• **WRITTEN REQUEST**:
Reproduce the listing below exactly, beginning with its first line and ending with the line that holds "const points = currentMA.map((x, i)"; pictures are not part of the copy.

• **COLLECTED MATERIAL**:
▬▬▬

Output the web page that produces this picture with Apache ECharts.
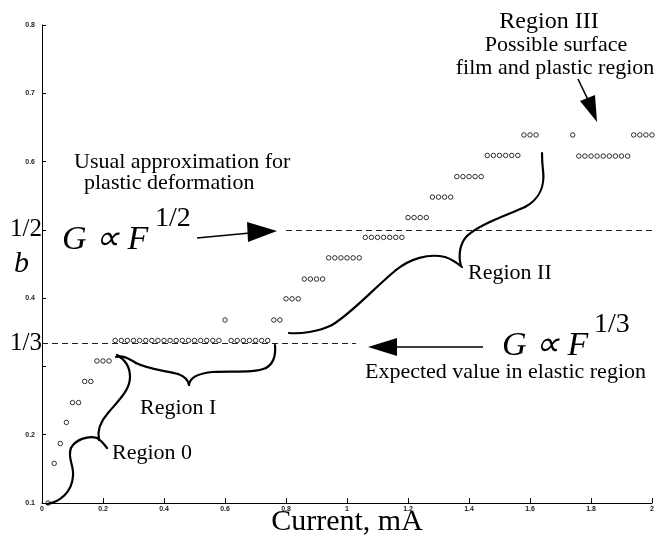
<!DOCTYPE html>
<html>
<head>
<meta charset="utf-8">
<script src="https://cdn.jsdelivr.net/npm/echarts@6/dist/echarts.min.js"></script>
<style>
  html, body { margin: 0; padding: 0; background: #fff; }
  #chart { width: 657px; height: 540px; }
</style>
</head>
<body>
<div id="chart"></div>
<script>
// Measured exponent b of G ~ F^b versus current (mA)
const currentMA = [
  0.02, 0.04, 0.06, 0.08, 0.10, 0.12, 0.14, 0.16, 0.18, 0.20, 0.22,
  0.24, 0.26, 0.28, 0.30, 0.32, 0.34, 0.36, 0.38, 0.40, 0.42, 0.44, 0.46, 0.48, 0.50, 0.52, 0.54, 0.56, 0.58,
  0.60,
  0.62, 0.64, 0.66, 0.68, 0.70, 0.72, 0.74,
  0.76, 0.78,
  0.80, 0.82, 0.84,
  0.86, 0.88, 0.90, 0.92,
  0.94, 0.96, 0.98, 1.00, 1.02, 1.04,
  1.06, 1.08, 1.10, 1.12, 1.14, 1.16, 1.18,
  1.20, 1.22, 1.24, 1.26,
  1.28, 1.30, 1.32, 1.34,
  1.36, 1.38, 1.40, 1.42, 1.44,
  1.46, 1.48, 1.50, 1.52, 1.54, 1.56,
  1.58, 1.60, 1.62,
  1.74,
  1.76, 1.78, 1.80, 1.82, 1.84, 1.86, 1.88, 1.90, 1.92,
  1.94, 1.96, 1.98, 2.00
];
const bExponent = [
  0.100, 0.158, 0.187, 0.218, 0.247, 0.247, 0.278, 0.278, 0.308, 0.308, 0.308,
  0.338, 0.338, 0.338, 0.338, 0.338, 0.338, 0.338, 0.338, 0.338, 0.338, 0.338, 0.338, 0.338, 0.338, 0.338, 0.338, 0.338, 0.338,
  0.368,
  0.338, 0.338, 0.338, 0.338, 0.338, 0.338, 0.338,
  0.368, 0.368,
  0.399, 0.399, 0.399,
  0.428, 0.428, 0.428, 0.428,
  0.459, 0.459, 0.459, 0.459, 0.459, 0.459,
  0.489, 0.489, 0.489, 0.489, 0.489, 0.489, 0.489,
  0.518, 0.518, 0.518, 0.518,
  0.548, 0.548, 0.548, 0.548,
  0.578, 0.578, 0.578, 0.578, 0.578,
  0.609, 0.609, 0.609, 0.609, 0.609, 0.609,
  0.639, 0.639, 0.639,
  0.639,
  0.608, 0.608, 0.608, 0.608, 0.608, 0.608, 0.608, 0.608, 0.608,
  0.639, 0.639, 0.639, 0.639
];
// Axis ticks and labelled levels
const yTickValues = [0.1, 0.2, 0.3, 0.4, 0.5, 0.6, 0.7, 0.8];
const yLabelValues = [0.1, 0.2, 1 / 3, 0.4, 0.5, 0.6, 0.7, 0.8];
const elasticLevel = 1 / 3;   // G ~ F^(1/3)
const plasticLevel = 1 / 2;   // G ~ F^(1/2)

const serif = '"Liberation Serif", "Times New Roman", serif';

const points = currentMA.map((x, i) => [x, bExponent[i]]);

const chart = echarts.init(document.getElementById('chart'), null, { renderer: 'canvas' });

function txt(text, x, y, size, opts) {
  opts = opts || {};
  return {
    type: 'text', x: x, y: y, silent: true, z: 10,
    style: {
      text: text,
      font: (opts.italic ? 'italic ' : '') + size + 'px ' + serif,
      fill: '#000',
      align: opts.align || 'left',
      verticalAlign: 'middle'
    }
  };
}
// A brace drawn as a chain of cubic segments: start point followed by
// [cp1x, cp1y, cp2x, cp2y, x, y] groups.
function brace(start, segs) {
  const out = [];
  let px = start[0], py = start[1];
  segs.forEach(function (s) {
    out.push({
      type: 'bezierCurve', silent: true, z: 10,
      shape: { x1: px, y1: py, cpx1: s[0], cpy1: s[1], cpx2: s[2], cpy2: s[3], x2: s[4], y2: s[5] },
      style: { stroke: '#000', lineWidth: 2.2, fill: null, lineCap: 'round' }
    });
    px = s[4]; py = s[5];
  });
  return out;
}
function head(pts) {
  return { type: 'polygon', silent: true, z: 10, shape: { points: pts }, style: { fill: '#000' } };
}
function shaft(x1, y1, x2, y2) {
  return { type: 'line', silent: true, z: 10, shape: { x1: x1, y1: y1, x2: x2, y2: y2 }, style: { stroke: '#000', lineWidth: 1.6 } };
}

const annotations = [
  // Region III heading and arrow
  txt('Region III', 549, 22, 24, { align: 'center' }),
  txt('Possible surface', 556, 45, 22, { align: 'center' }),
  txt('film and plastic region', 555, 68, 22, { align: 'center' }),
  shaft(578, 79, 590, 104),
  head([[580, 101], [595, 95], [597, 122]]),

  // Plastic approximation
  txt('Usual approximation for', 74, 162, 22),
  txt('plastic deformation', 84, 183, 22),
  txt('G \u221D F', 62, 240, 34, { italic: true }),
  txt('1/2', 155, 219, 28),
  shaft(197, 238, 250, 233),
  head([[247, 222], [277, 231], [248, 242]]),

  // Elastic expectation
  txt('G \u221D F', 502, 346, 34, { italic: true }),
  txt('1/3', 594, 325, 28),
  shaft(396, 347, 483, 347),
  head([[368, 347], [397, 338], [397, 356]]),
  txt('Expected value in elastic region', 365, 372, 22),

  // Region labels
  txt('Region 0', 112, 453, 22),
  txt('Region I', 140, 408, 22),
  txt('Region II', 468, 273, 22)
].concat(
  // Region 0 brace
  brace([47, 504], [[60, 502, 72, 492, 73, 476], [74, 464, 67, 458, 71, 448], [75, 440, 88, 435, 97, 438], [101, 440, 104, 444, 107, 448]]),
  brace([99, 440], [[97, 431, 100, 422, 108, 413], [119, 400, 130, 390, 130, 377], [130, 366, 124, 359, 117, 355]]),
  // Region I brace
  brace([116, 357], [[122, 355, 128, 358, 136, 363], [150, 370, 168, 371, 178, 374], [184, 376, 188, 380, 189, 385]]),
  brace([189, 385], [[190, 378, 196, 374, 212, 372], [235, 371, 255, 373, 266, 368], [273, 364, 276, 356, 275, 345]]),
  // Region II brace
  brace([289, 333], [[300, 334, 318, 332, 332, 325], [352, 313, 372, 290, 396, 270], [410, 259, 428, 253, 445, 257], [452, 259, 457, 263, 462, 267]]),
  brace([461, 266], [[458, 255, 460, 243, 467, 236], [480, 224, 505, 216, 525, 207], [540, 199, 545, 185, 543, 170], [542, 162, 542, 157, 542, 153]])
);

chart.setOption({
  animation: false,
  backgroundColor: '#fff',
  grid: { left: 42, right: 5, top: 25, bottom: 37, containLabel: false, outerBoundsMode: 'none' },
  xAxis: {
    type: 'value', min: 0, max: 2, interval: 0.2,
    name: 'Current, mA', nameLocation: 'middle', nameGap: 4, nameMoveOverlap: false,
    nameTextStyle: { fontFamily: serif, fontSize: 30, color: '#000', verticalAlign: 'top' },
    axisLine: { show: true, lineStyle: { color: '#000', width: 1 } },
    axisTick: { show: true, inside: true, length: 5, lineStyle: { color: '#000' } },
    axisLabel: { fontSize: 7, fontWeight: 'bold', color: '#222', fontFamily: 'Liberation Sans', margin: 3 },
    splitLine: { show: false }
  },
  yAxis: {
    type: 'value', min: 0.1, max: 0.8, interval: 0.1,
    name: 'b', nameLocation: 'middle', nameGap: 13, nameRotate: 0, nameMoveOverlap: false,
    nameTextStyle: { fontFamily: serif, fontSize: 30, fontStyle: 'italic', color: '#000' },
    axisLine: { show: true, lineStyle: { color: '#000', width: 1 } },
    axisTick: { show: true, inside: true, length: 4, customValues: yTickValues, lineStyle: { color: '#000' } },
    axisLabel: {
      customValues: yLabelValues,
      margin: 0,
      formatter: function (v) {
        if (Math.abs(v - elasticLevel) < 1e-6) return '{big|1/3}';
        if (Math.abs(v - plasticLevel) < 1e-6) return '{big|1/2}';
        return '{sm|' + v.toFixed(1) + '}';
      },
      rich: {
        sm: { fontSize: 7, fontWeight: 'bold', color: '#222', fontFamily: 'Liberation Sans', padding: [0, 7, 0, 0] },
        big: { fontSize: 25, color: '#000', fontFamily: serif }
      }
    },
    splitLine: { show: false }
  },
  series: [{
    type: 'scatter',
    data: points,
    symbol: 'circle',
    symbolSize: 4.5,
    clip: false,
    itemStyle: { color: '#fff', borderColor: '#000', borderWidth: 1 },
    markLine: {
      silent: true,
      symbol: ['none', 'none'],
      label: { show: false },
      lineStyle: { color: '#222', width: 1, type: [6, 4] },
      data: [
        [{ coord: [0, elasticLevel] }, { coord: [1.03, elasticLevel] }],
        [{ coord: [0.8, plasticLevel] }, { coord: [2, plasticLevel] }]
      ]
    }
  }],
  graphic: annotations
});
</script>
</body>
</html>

▬▬▬

• **ANSWER BELOW**:
Output the web page that produces this picture with Apache ECharts.
<!DOCTYPE html>
<html>
<head>
<meta charset="utf-8">
<script src="https://cdn.jsdelivr.net/npm/echarts@6/dist/echarts.min.js"></script>
<style>
  html, body { margin: 0; padding: 0; background: #fff; }
  #chart { width: 657px; height: 540px; }
</style>
</head>
<body>
<div id="chart"></div>
<script>
// Measured exponent b of G ~ F^b versus current (mA)
const currentMA = [
  0.02, 0.04, 0.06, 0.08, 0.10, 0.12, 0.14, 0.16, 0.18, 0.20, 0.22,
  0.24, 0.26, 0.28, 0.30, 0.32, 0.34, 0.36, 0.38, 0.40, 0.42, 0.44, 0.46, 0.48, 0.50, 0.52, 0.54, 0.56, 0.58,
  0.60,
  0.62, 0.64, 0.66, 0.68, 0.70, 0.72, 0.74,
  0.76, 0.78,
  0.80, 0.82, 0.84,
  0.86, 0.88, 0.90, 0.92,
  0.94, 0.96, 0.98, 1.00, 1.02, 1.04,
  1.06, 1.08, 1.10, 1.12, 1.14, 1.16, 1.18,
  1.20, 1.22, 1.24, 1.26,
  1.28, 1.30, 1.32, 1.34,
  1.36, 1.38, 1.40, 1.42, 1.44,
  1.46, 1.48, 1.50, 1.52, 1.54, 1.56,
  1.58, 1.60, 1.62,
  1.74,
  1.76, 1.78, 1.80, 1.82, 1.84, 1.86, 1.88, 1.90, 1.92,
  1.94, 1.96, 1.98, 2.00
];
const bExponent = [
  0.100, 0.158, 0.187, 0.218, 0.247, 0.247, 0.278, 0.278, 0.308, 0.308, 0.308,
  0.338, 0.338, 0.338, 0.338, 0.338, 0.338, 0.338, 0.338, 0.338, 0.338, 0.338, 0.338, 0.338, 0.338, 0.338, 0.338, 0.338, 0.338,
  0.368,
  0.338, 0.338, 0.338, 0.338, 0.338, 0.338, 0.338,
  0.368, 0.368,
  0.399, 0.399, 0.399,
  0.428, 0.428, 0.428, 0.428,
  0.459, 0.459, 0.459, 0.459, 0.459, 0.459,
  0.489, 0.489, 0.489, 0.489, 0.489, 0.489, 0.489,
  0.518, 0.518, 0.518, 0.518,
  0.548, 0.548, 0.548, 0.548,
  0.578, 0.578, 0.578, 0.578, 0.578,
  0.609, 0.609, 0.609, 0.609, 0.609, 0.609,
  0.639, 0.639, 0.639,
  0.639,
  0.608, 0.608, 0.608, 0.608, 0.608, 0.608, 0.608, 0.608, 0.608,
  0.639, 0.639, 0.639, 0.639
];
// Axis ticks and labelled levels
const yTickValues = [0.1, 0.2, 0.3, 0.4, 0.5, 0.6, 0.7, 0.8];
const yLabelValues = [0.1, 0.2, 1 / 3, 0.4, 0.5, 0.6, 0.7, 0.8];
const elasticLevel = 1 / 3;   // G ~ F^(1/3)
const plasticLevel = 1 / 2;   // G ~ F^(1/2)

const serif = '"Liberation Serif", "Times New Roman", serif';

const points = currentMA.map((x, i) => [x, bExponent[i]]);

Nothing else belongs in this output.